The Eocene tapirs are still very imperfectly known; all that can be said of them is that they become successively smaller as they are traced backward in time, and that in them the premolar teeth were all smaller and simpler than the molars. The Wasatch genus (†Systemodon) is the most ancient member of the series yet discovered. Dating from the Eocene immigration, the tapirs are to be regarded as a North American family, for there is here a complete continuity from the lower Eocene to the Pleistocene, while in Europe they first appeared, probably by migration from North America, in the middle Oligocene.

Fig. 170.—Head of the White River tapir (†Protapirus validus). Restored from a skull in the museum of Princeton University.

In South America the history of the tapirs is even shorter and less eventful than that of the horses; the latter, as we have seen, reached the southern continent in the Pliocene and there gave rise to a number of peculiar and characteristic genera, but the tapirs have been found only in the Pleistocene of Argentina and Brazil and only the modern genus is represented.

Wofully broken and incomplete as the developmental history of the tapirs still is, the fragments are nevertheless sufficient to show a mode of evolution differing in certain important respects from that followed by the horses or †titanotheres. Certain features are common to all three groups, such as the increase in size and in proportionate stoutness from stage to stage and the gradual enlargement and complication of the premolar teeth. On the other hand, the tapirs have been very conservative, and they underwent far less radical changes than did either of the other families. Aside from the proboscis and the modifications of the skull which the development of that organ necessitated, these animals remain to-day very nearly what they were in Oligocene times. This, then, is an example of development practically restricted to a few organs, while all the other parts of the structure changed but little.

Fig. 171.—Upper teeth, left side, of tapirs, showing comparative sizes. A, †Protapirus validus, White River Oligocene. B, Tapirus terrestris, modern. i3, external incisor. c, canine. m1, first molar.

The extinct †lophiodonts, like the tapirs, of which they would seem to have been near relatives, are known only from incomplete material, and comparatively little has been learned regarding their history. While they were abundant and varied in Europe, during the Eocene epoch, they never were a striking or prominent element among the mammals of North America, where they persisted one stage later, and they did not reach South America. In North America they are found from the Wasatch to the White River.
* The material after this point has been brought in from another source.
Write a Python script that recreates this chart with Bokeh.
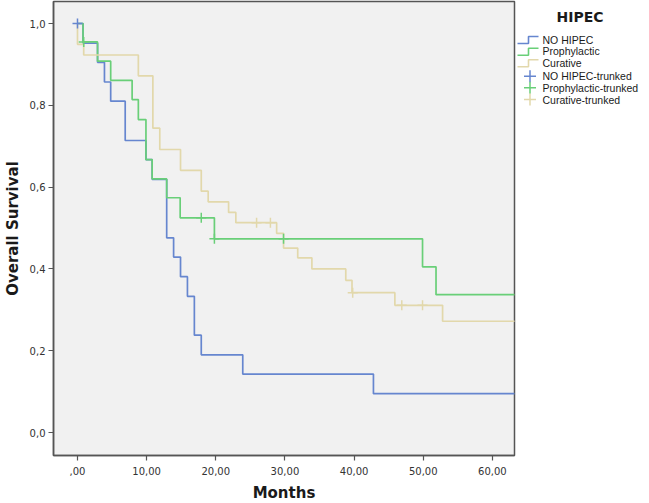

The White River genus (†Colodon), which is fairly well known, might almost be described as combining the characters of horses and tapirs; but such an expression is not to be interpreted as meaning that this genus is in any sense a connecting link or transition between the two families, but merely that in certain important respects its course of development ran parallel with that followed by the horses. The teeth were very tapir-like, especially those of the lower jaw, which, indeed, are hardly distinguishable from those of a tapir, and the premolars had the molar-pattern. The limbs were very light and slender and the feet long and narrow; the fore foot retained a small fifth digit; the feet, especially the hinder one, had a resemblance to those of the contemporary horses (†Mesohippus), though the median digit was not so much enlarged, nor the lateral ones so far reduced. It is highly probable that, had this family persisted till the Pleistocene, instead of dying out in the lower Oligocene, it would have eventually terminated in monodactyl forms.